Cobain Unseen
- First edition cover
- Author: Charles R. Cross
- Language: English
- Genre: Biography
- Publisher: Little, Brown and Company
- Publication date: October 27, 2008
- Publication place: United States
- Pages: 192
- ISBN: 978-0340977262

= Cobain Unseen =

2008 book by Charles R. Cross

Cobain Unseen is a 2008 book about Kurt Cobain who was the front-man of American grunge band Nirvana. It was written by Charles R. Cross. The book features over 200 intimate and unreleased photos from Kurt Cobain's collection of art, journal entries, and other personal artifacts he collected throughout his life. Also included with the book were replica-made reproductions of artwork for such things as Nirvana concerts and stickers. The book also came with a 2-track CD, of which includes audio of Cobain reading a story from one of his journals, entitled "Crybaby Jerkins". The other audio track is an interview with the author, Charles Cross on writing the book.

==Release and reception==
Upon release, reception for the book was positive.

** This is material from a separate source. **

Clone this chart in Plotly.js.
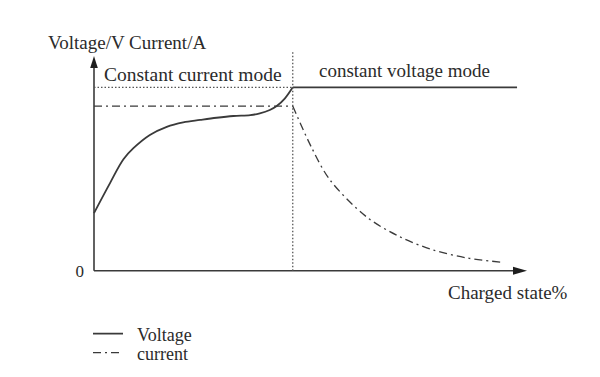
<!DOCTYPE html>
<html>
<head>
<meta charset="utf-8">
<script src="https://cdn.plot.ly/plotly-3.0.1.min.js"></script>
<style>html,body{margin:0;padding:0;background:#fff;}</style>
</head>
<body>
<div id="chart" style="width:600px;height:377px;"></div>
<script>
// ---- data (charged state % on x, relative level on y) ----
const voltageRiseX = [0, 3.7, 6.8, 9.1, 12.9, 16.8, 20.6, 24.5, 28.3, 32.2, 36.1, 38.3, 40.6, 42.2, 44.1, 45.9];
const voltageRiseY = [26.1, 39.7, 50.5, 55.5, 61.5, 65.2, 67.2, 68.3, 69.3, 70.1, 70.5, 71.3, 72.8, 74.6, 78.1, 83.1];
const voltageFlatX = [45.9, 97.7];
const voltageFlatY = [83.1, 83.1];
const currentFlatX = [0, 45.9];
const currentFlatY = [74.6, 74.6];
const currentDecayX = [45.9, 50.3, 54.5, 63.0, 70.7, 78.3, 86.1, 93.8];
const currentDecayY = [74.6, 55.6, 41.1, 24.3, 15.3, 9.4, 5.8, 3.9];
const switchX = 45.9;          // CC -> CV transition
const guideY = 83.1;           // voltage limit guide
const yTickVals = [0];
const yTickText = ['0'];
const seriesNames = ['Voltage', 'current'];

// ---- geometry helpers (pixel layout) ----
const L = 0, R = 600, T = 0, B = 377;             // plot area in px (whole canvas)
const X0 = 94, X100 = 527, Y0 = 270.7, Y100 = 50; // where data 0/100 fall
const xd = px => (px - X0) / (X100 - X0) * 100;
const yd = py => (Y0 - py) / (Y0 - Y100) * 100;
const xp = px => (px - L) / (R - L);
const yp = py => (B - py) / (B - T);

const FONT = 'Liberation Serif, Times New Roman, serif';
const INK = '#2b2b2b';
const LINE = '#3a3a3a';
const NB = '\u00a0\u00a0';

const traces = [
  {x: voltageRiseX, y: voltageRiseY, mode: 'lines', name: NB + seriesNames[0],
   legend: 'legend', legendgroup: 'v', line: {color: LINE, width: 1.8, shape: 'spline', smoothing: 1}},
  {x: voltageFlatX, y: voltageFlatY, mode: 'lines', name: seriesNames[0],
   legend: 'legend', legendgroup: 'v', showlegend: false, line: {color: LINE, width: 1.8}},
  {x: currentFlatX, y: currentFlatY, mode: 'lines', name: NB + seriesNames[1],
   legend: 'legend2', legendgroup: 'c', line: {color: LINE, width: 1.3, dash: '8px,4px,2px,4px'}},
  {x: currentDecayX, y: currentDecayY, mode: 'lines', name: seriesNames[1],
   legend: 'legend2', legendgroup: 'c', showlegend: false,
   line: {color: LINE, width: 1.3, dash: '8px,4px,2px,4px', shape: 'spline', smoothing: 0.9}}
];

const legendBase = {xanchor: 'left', yanchor: 'middle', bgcolor: 'rgba(0,0,0,0)',
                    borderwidth: 0, font: {family: FONT, size: 18, color: INK}};

const layout = {
  width: 600, height: 377,
  margin: {l: L, r: 600 - R, t: T, b: 377 - B, pad: 0},
  paper_bgcolor: '#fff', plot_bgcolor: '#fff',
  font: {family: FONT, color: INK, size: 17},
  showlegend: true,
  legend: Object.assign({x: xp(88), y: yp(334)}, legendBase),
  legend2: Object.assign({x: xp(88), y: yp(353)}, legendBase),
  xaxis: {range: [xd(L), xd(R)], showgrid: false, zeroline: false, showline: false,
          showticklabels: false, ticks: '', fixedrange: true},
  yaxis: {range: [yd(B), yd(T)], showgrid: false, zeroline: false, showline: false,
          anchor: 'free', position: xp(X0),
          tickvals: yTickVals, ticktext: yTickText, ticks: '', ticklabelstandoff: 10,
          tickfont: {family: FONT, size: 17, color: INK}, fixedrange: true},
  shapes: [
    // x axis line + arrowhead
    {type: 'line', xref: 'x', yref: 'y', x0: 0, y0: 0, x1: 98, y1: 0,
     line: {color: LINE, width: 1.6}},
    {type: 'path', xref: 'x', yref: 'y', xsizemode: 'pixel', ysizemode: 'pixel',
     xanchor: 100, yanchor: 0, path: 'M0,0 L-14,4 L-14,-4 Z',
     fillcolor: '#1e1e1e', line: {width: 0}},
    // y axis line + arrowhead
    {type: 'line', xref: 'x', yref: 'y', x0: 0, y0: 0, x1: 0, y1: yd(62),
     line: {color: LINE, width: 1.6}},
    {type: 'path', xref: 'x', yref: 'y', xsizemode: 'pixel', ysizemode: 'pixel',
     xanchor: 0, yanchor: yd(56), path: 'M0,0 L-3.8,-12 L3.8,-12 Z',
     fillcolor: '#1e1e1e', line: {width: 0}},
    // dotted guides
    {type: 'line', xref: 'x', yref: 'y', x0: switchX, y0: 0, x1: switchX, y1: yd(52),
     line: {color: '#555', width: 1.3, dash: '1.5px,2px'}},
    {type: 'line', xref: 'x', yref: 'y', x0: 0, y0: guideY, x1: switchX, y1: guideY,
     line: {color: '#555', width: 1.3, dash: '1.5px,2px'}}
  ],
  annotations: [
    {text: 'Voltage/V Current/A', xref: 'paper', yref: 'paper', x: xp(46), y: yp(42),
     xanchor: 'left', yanchor: 'middle', showarrow: false, font: {size: 19}},
    {text: 'Constant current mode', xref: 'paper', yref: 'paper', x: xp(102), y: yp(74),
     xanchor: 'left', yanchor: 'middle', showarrow: false, font: {size: 19.5}},
    {text: 'constant voltage mode', xref: 'paper', yref: 'paper', x: xp(317), y: yp(71),
     xanchor: 'left', yanchor: 'middle', showarrow: false, font: {size: 19}},
    {text: 'Charged state%', xref: 'paper', yref: 'paper', x: xp(446), y: yp(292),
     xanchor: 'left', yanchor: 'middle', showarrow: false, font: {size: 19}}
  ]
};

Plotly.newPlot('chart', traces, layout, {staticPlot: true, displayModeBar: false});
</script>
</body>
</html>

Patrick MacDonald of PopMatters stated that "Cobain Unseen is a deeply personal, tactile, even visceral examination of the late, troubled Seattle rock star Kurt Cobain." Jake Kennedy, of Record Collector magazine stated in his review that "Indeed, where the singer’s own Journals somehow omitted the beauty, Cobain Unseen delivers it in spades, with page after page of insider imagery that leaves the viewer repulsed or fawning."